### COLLECTED DATA ###

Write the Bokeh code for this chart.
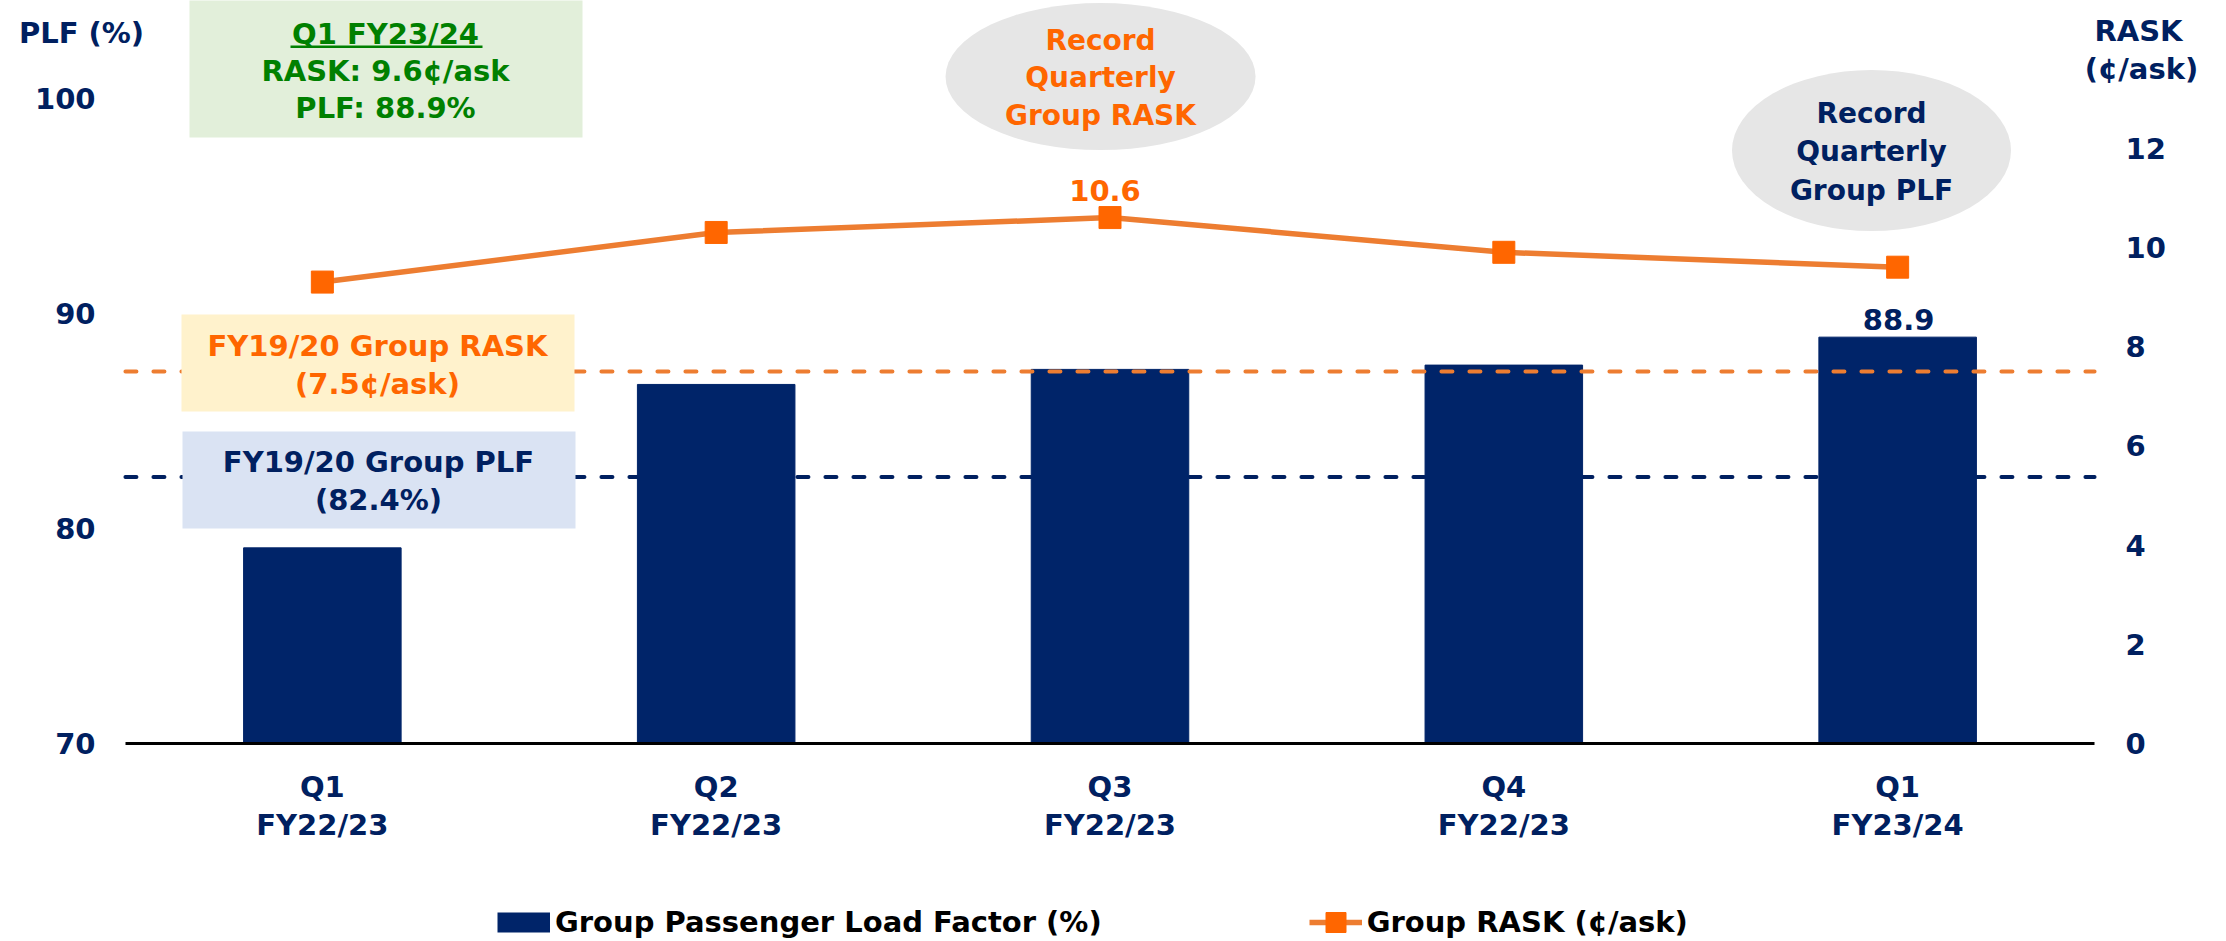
from bokeh.plotting import figure
from bokeh.layouts import column
from bokeh.models import (FactorRange, Range1d, LinearAxis, FixedTicker, Legend, LegendItem,
                          Label, BoxAnnotation, ColumnDataSource)
from bokeh.core.properties import value
from bokeh.embed import file_html
from bokeh.resources import INLINE

# ---------------- data ----------------
categories = ["Q1\nFY22/23", "Q2\nFY22/23", "Q3\nFY22/23", "Q4\nFY22/23", "Q1\nFY23/24"]
plf_values = [79.1, 86.7, 87.4, 87.6, 88.9]
rask_values = [9.3, 10.3, 10.6, 9.9, 9.6]
plf_baseline = 82.4
rask_baseline = 7.5
plf_ticks = [70, 80, 90, 100]
rask_ticks = [0, 2, 4, 6, 8, 10, 12]
plf_series_name = "Group Passenger Load Factor (%)"
rask_series_name = "Group RASK (¢/ask)"

# ---------------- style ----------------
NAVY = "#002469"
NAVY_TXT = "#002060"
ORANGE = "#FF6600"
ORANGE_LINE = "#ED7D31"
GREEN = "#008000"
FONT = "DejaVu Sans"
FS = "29px"

W = 2226
H1, H2 = 850, 91
FRAME_H = 743
px_per_plf = 645 / 30.0
px_per_rask = 645 / 13.0

p = figure(width=W, height=H1, output_backend="svg", toolbar_location=None, title=None,
           x_range=FactorRange(factors=categories, range_padding=0.1269,
                               range_padding_units="percent"),
           y_range=Range1d(70, 70 + FRAME_H / px_per_plf),
           min_border=0, min_border_left=0, min_border_right=7,
           min_border_bottom=H1 - FRAME_H, min_border_top=0)
p.extra_y_ranges = {"rask": Range1d(0, FRAME_H / px_per_rask)}
p.outline_line_color = None
p.xgrid.visible = False
p.ygrid.visible = False
p.background_fill_color = "white"
p.border_fill_color = "white"

# x axis (baseline limited to the category span)
xa = p.xaxis[0]
xa.bounds = (0, len(categories))
xa.axis_line_color = "black"
xa.axis_line_width = 3
xa.major_tick_line_color = None
xa.major_tick_out = 0
xa.major_tick_in = 0
xa.major_label_text_font = FONT
xa.major_label_text_font_style = "bold"
xa.major_label_text_font_size = FS
xa.major_label_text_color = NAVY_TXT
xa.major_label_text_line_height = 1.126
xa.major_label_standoff = 26


def style_y(ax, standoff):
    ax.axis_line_color = None
    ax.major_tick_line_color = None
    ax.minor_tick_line_color = None
    ax.major_tick_out = 0
    ax.major_tick_in = 0
    ax.major_label_text_font = FONT
    ax.major_label_text_font_style = "bold"
    ax.major_label_text_font_size = FS
    ax.major_label_text_color = NAVY_TXT
    ax.major_label_standoff = standoff


ya = p.yaxis[0]
ya.ticker = FixedTicker(ticks=plf_ticks)
style_y(ya, -95)

ra = LinearAxis(y_range_name="rask", ticker=FixedTicker(ticks=rask_ticks))
style_y(ra, -94)
p.add_layout(ra, "right")

n = len(categories)
# FY19/20 PLF reference (dashed, behind the bars)
p.segment(x0=[0], x1=[n], y0=[plf_baseline], y1=[plf_baseline], line_color=NAVY_TXT,
          line_width=4, line_dash="11 17", line_cap="round")

src = ColumnDataSource(dict(x=categories, plf=plf_values, rask=rask_values))
bars = p.vbar(x="x", top="plf", bottom=70, width=0.40, source=src,
              fill_color=NAVY, line_color=NAVY)

# FY19/20 RASK reference (dashed, over the bars)
p.segment(x0=[0], x1=[n], y0=[rask_baseline], y1=[rask_baseline], y_range_name="rask",
          line_color=ORANGE_LINE, line_width=4, line_dash="11 17", line_cap="round")

# RASK line
line_r = p.line(x="x", y="rask", source=src, y_range_name="rask",
                line_color=ORANGE_LINE, line_width=5.5)
mark_r = p.scatter(x="x", y="rask", source=src, y_range_name="rask", marker="square",
                   size=22, fill_color=ORANGE, line_color=ORANGE)

# value labels (Q3 RASK record, latest PLF)
src_r = ColumnDataSource(dict(x=[categories[2]], y=[rask_values[2]], t=[f"{rask_values[2]:.1f}"]))
p.text(x="x", y="y", text="t", source=src_r, y_range_name="rask",
       text_font=value(FONT), text_font_style="bold", text_font_size=FS,
       text_color=ORANGE, text_align="center", text_baseline="middle",
       x_offset=-5, y_offset=-27)
src_p = ColumnDataSource(dict(x=[categories[4]], y=[plf_values[4]], t=[f"{plf_values[4]:.1f}"]))
p.text(x="x", y="y", text="t", source=src_p,
       text_font=value(FONT), text_font_style="bold", text_font_size=FS,
       text_color=NAVY_TXT, text_align="center", text_baseline="middle",
       x_offset=1, y_offset=-18)

# "record" callout ellipses
p.ellipse(x=[2.476], y=[101.02], width=[310], height=[147], width_units="screen",
          height_units="screen", fill_color="#E6E6E6", line_color=None)
p.ellipse(x=[4.4336], y=[97.58], width=[279], height=[161], width_units="screen",
          height_units="screen", fill_color="#E6E6E6", line_color=None)


def lab(text, x, y, color, size=FS):
    p.add_layout(Label(x=x, y=y, x_units="screen", y_units="screen", text=text,
                       text_font=FONT, text_font_style="bold", text_font_size=size,
                       text_color=color, text_align="center", text_baseline="middle"))


def box(l, r, b, t, color):
    p.add_layout(BoxAnnotation(left=l, right=r, bottom=b, top=t, left_units="screen",
                               right_units="screen", bottom_units="screen", top_units="screen",
                               fill_color=color, fill_alpha=1.0, line_color=None))


# FY19/20 reference boxes
box(181, 574, 332, 429, "#FFF2CC")
lab("FY19/20 Group RASK", 377, 398, ORANGE)
lab("(7.5¢/ask)", 377, 360, ORANGE)
box(182, 575, 215, 312, "#DAE3F3")
lab("FY19/20 Group PLF", 378, 282, NAVY_TXT)
lab("(82.4%)", 378, 244, NAVY_TXT)

# green summary box
box(189, 582, 606, 745, "#E2EFDA")
lab("Q1 FY23/24", 385, 710, GREEN)
box(290, 482, 695.5, 698, GREEN)
lab("RASK: 9.6¢/ask", 385, 673, GREEN)
lab("PLF: 88.9%", 385, 636, GREEN)

# ellipse texts
ES = "28px"
lab("Record", 1100, 703, ORANGE, ES)
lab("Quarterly", 1100, 666, ORANGE, ES)
lab("Group RASK", 1100, 628, ORANGE, ES)
lab("Record", 1871, 630, NAVY_TXT, ES)
lab("Quarterly", 1871, 592, NAVY_TXT, ES)
lab("Group PLF", 1871, 553, NAVY_TXT, ES)

# axis titles
lab("PLF (%)", 81, 711, NAVY_TXT)
lab("RASK", 2138, 713, NAVY_TXT)
lab("(¢/ask)", 2141, 675, NAVY_TXT)

# ---------------- legend strip ----------------
q = figure(width=W, height=H2, output_backend="svg", toolbar_location=None, title=None,
           x_range=Range1d(0, 1), y_range=Range1d(0, 1),
           x_axis_location=None, y_axis_location=None, min_border=0)
q.outline_line_color = None
q.grid.visible = False
q.background_fill_color = "white"
q.border_fill_color = "white"
nan = float("nan")
# legend key proxies (not-a-number point: nothing is drawn in the strip itself)
k_bar = q.line(x=[nan], y=[nan], line_color=NAVY, line_width=20, line_cap="butt")
k_line = q.line(x=[nan], y=[nan], line_color=ORANGE_LINE, line_width=5.5)
k_mark = q.scatter(x=[nan], y=[nan], marker="square", size=22, fill_color=ORANGE,
                   line_color=ORANGE)
leg = Legend(items=[LegendItem(label=plf_series_name, renderers=[k_bar], index=0),
                    LegendItem(label=rask_series_name, renderers=[k_line, k_mark], index=0)],
             orientation="horizontal", location=(497, -6), glyph_width=53, glyph_height=50,
             label_standoff=5, spacing=207, padding=0, margin=0,
             border_line_color=None, background_fill_alpha=0,
             label_text_font=FONT, label_text_font_style="bold", label_text_font_size=FS,
             label_text_color="black")
q.add_layout(leg, "center")

layout = column(p, q, spacing=0)
open("out.html", "w").write(file_html(layout, INLINE))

###

PROMPT -
Up to and including the line containing "px_per_rask = 645 / 13.0", repeat every line from the start of the data, but none of the pictures.

TASK SOLUTION -
Write the Bokeh code for this chart.
from bokeh.plotting import figure
from bokeh.layouts import column
from bokeh.models import (FactorRange, Range1d, LinearAxis, FixedTicker, Legend, LegendItem,
                          Label, BoxAnnotation, ColumnDataSource)
from bokeh.core.properties import value
from bokeh.embed import file_html
from bokeh.resources import INLINE

# ---------------- data ----------------
categories = ["Q1\nFY22/23", "Q2\nFY22/23", "Q3\nFY22/23", "Q4\nFY22/23", "Q1\nFY23/24"]
plf_values = [79.1, 86.7, 87.4, 87.6, 88.9]
rask_values = [9.3, 10.3, 10.6, 9.9, 9.6]
plf_baseline = 82.4
rask_baseline = 7.5
plf_ticks = [70, 80, 90, 100]
rask_ticks = [0, 2, 4, 6, 8, 10, 12]
plf_series_name = "Group Passenger Load Factor (%)"
rask_series_name = "Group RASK (¢/ask)"

# ---------------- style ----------------
NAVY = "#002469"
NAVY_TXT = "#002060"
ORANGE = "#FF6600"
ORANGE_LINE = "#ED7D31"
GREEN = "#008000"
FONT = "DejaVu Sans"
FS = "29px"

W = 2226
H1, H2 = 850, 91
FRAME_H = 743
px_per_plf = 645 / 30.0
px_per_rask = 645 / 13.0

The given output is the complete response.